Relief operations were underway but the Jefferson County Sheriff’s office posted on Facebook that officials are “inundated with calls for rescue.” “Emergency responders are working along with citizen rescue crews to pull people out of homes and get them to safety,” the post said. “They have hundreds of calls stacked up.”
Meanwhile, residents across the region posted frantic pleas for help on social media. Port Arthur mayor Derrick Freeman wrote in an overnight post on Facebook that rescue would come soon, and advised people to seek higher ground if possible. “Our whole city is underwater right now but we are coming! If you called, we are coming,” he said. “Please get to higher ground if you can, but please try stay out of attics.”

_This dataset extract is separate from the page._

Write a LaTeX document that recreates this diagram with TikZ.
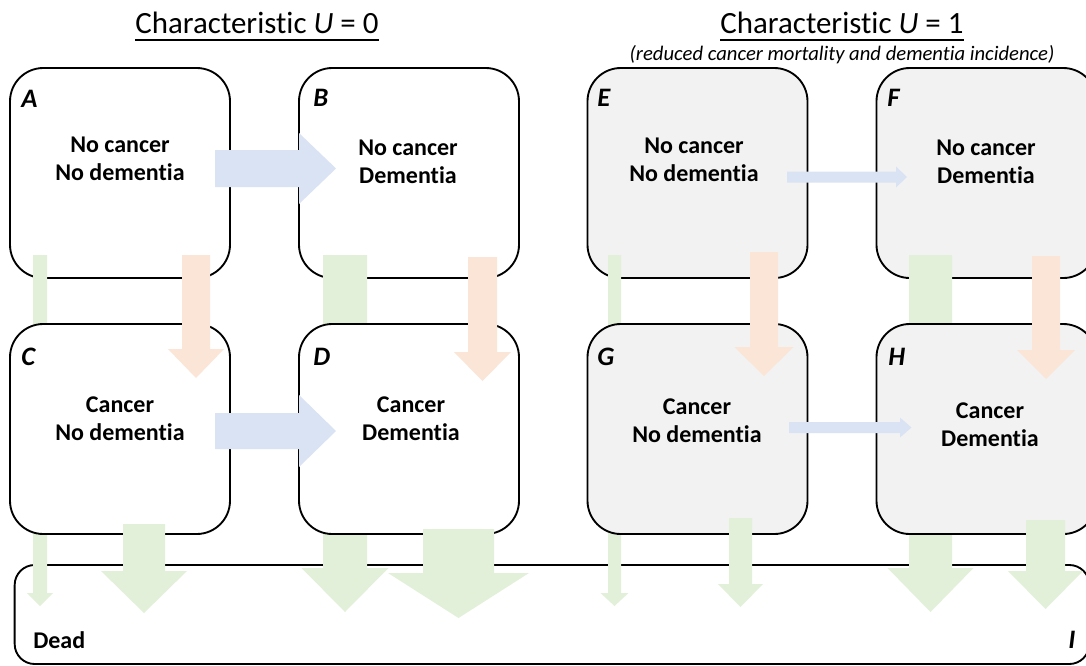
\documentclass[tikz,border=0pt]{standalone}
\usepackage{fontspec}
\setmainfont{Carlito}[Ligatures=NoCommon]
\usetikzlibrary{calc}
\definecolor{arrblue}{HTML}{DAE3F3}
\definecolor{arrorange}{HTML}{FBE5D6}
\definecolor{arrgreen}{HTML}{E2F0D9}
\definecolor{boxgray}{HTML}{F2F2F2}
% block arrow pointing down: colour, x centre, half shaft, y top, y head start, half head, y tip
\newcommand{\blkdown}[7]{\fill[#1] ({#2-#3},#4) -- ({#2+#3},#4) -- ({#2+#3},#5) -- ({#2+#6},#5) -- (#2,#7) -- ({#2-#6},#5) -- ({#2-#3},#5) -- cycle;}
% block arrow pointing right: colour, y centre, half shaft, x start, x head start, half head, x tip
\newcommand{\blkright}[7]{\fill[#1] (#4,{#2-#3}) -- (#5,{#2-#3}) -- (#5,{#2-#6}) -- (#7,#2) -- (#5,{#2+#6}) -- (#5,{#2+#3}) -- (#4,{#2+#3}) -- cycle;}
\begin{document}
\begin{tikzpicture}[x=0.75pt,y=-0.75pt,
  sbox/.style={draw=black,line width=1.4pt,rounded corners=25pt,minimum width=165pt,minimum height=157.5pt,inner sep=0pt,fill=white},
  gbox/.style={sbox,fill=boxgray},
  deadbox/.style={draw=black,line width=1.4pt,rounded corners=15pt,minimum width=806pt,minimum height=74.25pt,inner sep=0pt,fill=white},
  stxt/.style={font=\bfseries\fontsize{18}{21}\selectfont,align=center,inner sep=0pt,anchor=base},
  lett/.style={font=\bfseries\itshape\fontsize{20}{24}\selectfont,inner sep=0pt,anchor=base west},
  ttl/.style={font=\fontsize{23.2}{28}\selectfont,inner sep=0pt,anchor=base},
  subttl/.style={font=\itshape\fontsize{15.5}{18}\selectfont,inner sep=0pt,anchor=base},
  ]
\useasboundingbox (0,0) rectangle (1086,665);
\clip (0,0) rectangle (1086,665);
% titles
\node[ttl] (t0) at (257,33) {Characteristic \textit{U} = 0};
\draw[line width=1.5pt] ([yshift=-5.25pt]t0.base west) -- ([yshift=-5.25pt]t0.base east);
\node[ttl] (t1) at (842,33) {Characteristic \textit{U} = 1};
\draw[line width=1.5pt] ([yshift=-5.25pt]t1.base west) -- ([yshift=-5.25pt]t1.base east);
\node[subttl] (sub) at (842,60) {(reduced cancer mortality and dementia incidence)};
% dead box
\node[deadbox] (I) at (552,614.5) {};
% upper boxes
\node[sbox] (A) at (120,173) {};
\node[sbox] (B) at (409,173) {};
\node[gbox] (E) at (697.5,173) {};
\node[gbox] (F) at (986.5,173) {};
% long green arrows (partly hidden behind lower boxes)
\blkdown{arrgreen}{40}{7}{255}{593}{13}{606}
\blkdown{arrgreen}{345}{22}{255}{568}{43.5}{612}
\blkdown{arrgreen}{614.5}{6.5}{255}{593}{14}{606}
\blkdown{arrgreen}{930.5}{21.5}{255}{568}{43}{612}
% lower boxes
\node[sbox] (C) at (120,429) {};
\node[sbox] (D) at (409,429) {};
\node[gbox] (G) at (697.5,429) {};
\node[gbox] (H) at (986.5,429) {};
% orange arrows (cancer incidence)
\blkdown{arrorange}{196}{14}{255}{349}{28}{378}
\blkdown{arrorange}{482.5}{14.5}{257}{352}{28.5}{381}
\blkdown{arrorange}{764}{14}{252}{347}{29.5}{376}
\blkdown{arrorange}{1046}{14}{256}{350}{29}{379}
% blue arrows (dementia incidence)
\blkright{arrblue}{168.5}{18.5}{215}{299}{35.5}{336}
\blkright{arrblue}{431}{18}{215}{299}{36}{336}
\blkright{arrblue}{177}{5.5}{787}{896}{10.5}{907}
\blkright{arrblue}{427.5}{5.5}{789}{900}{10}{911.5}
% short green arrows (death from lower boxes)
\blkdown{arrgreen}{144}{21}{524}{571}{43}{613}
\blkdown{arrgreen}{458.5}{35.5}{529}{573}{70.5}{618}
\blkdown{arrgreen}{740.5}{11.5}{518}{584}{22.5}{607}
\blkdown{arrgreen}{1045.5}{19.5}{520}{571}{37.5}{609}
% box texts (anchor = baseline of last line)
\node[stxt] (At) at (120,180) {No cancer\\No dementia};
\node[stxt] (Bt) at (408,183) {No cancer\\Dementia};
\node[stxt] (Ct) at (120,440) {Cancer\\No dementia};
\node[stxt] (Dt) at (411,440) {Cancer\\Dementia};
\node[stxt] (Et) at (694,181) {No cancer\\No dementia};
\node[stxt] (Ft) at (986,183) {No cancer\\Dementia};
\node[stxt] (Gt) at (697,442) {Cancer\\No dementia};
\node[stxt] (Ht) at (990,446) {Cancer\\Dementia};
% letters
\node[lett] (La) at (21,107) {A};
\node[lett] (Lb) at (313,106) {B};
\node[lett] (Le) at (597,106) {E};
\node[lett] (Lf) at (887,106) {F};
\node[lett] (Lc) at (21,365) {C};
\node[lett] (Ld) at (313,365) {D};
\node[lett] (Lg) at (597,365) {G};
\node[lett] (Lh) at (888,365) {H};
\node[stxt,anchor=base west] (dead) at (33,648) {Dead};
\node[lett] (Li) at (1068,648) {I};
\end{tikzpicture}
\end{document}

In a sign that the storm had touched most corners of the city of 50,000, Freeman himself posted a Facebook live video wading through several feet of water in his home the next morning. “It’s just a lake in here,” he said.
In neighboring Beaumont, the situation was also dire. Police have confirmed at least two storm-related deaths, including one woman, 41-year-old Collette Sulcer, who was swept into a canal with her young daughter after exiting a vehicle stuck in high water. Officers found the toddler alive but “suffering from hypothermia,” and clinging to her drowned mother. The child is now reportedly in stable condition.
Mayor Becky Ames told NBC’s Today show that officials are likely to encounter “some more horrible situations,” when the waters recede, “because we do know it’s pretty bad out there.”
“It’s nothing I’ve ever seen before and I’ve lived here my entire life, she said. “Every single body of water around us is at capacity and overflowing and the rain is still coming down.”
Rodriguez, waiting out the weather in a hotel lobby in Orange, said he had planned to return to Port Arthur today, but the roads were now impassable. As the sun shined over flood-drenched Houston, Rodriguez said the rain was still falling in the southeast.
“We’re hoping that ray of sunshine hits Southeast Texas soon because we definitely need it,” he said.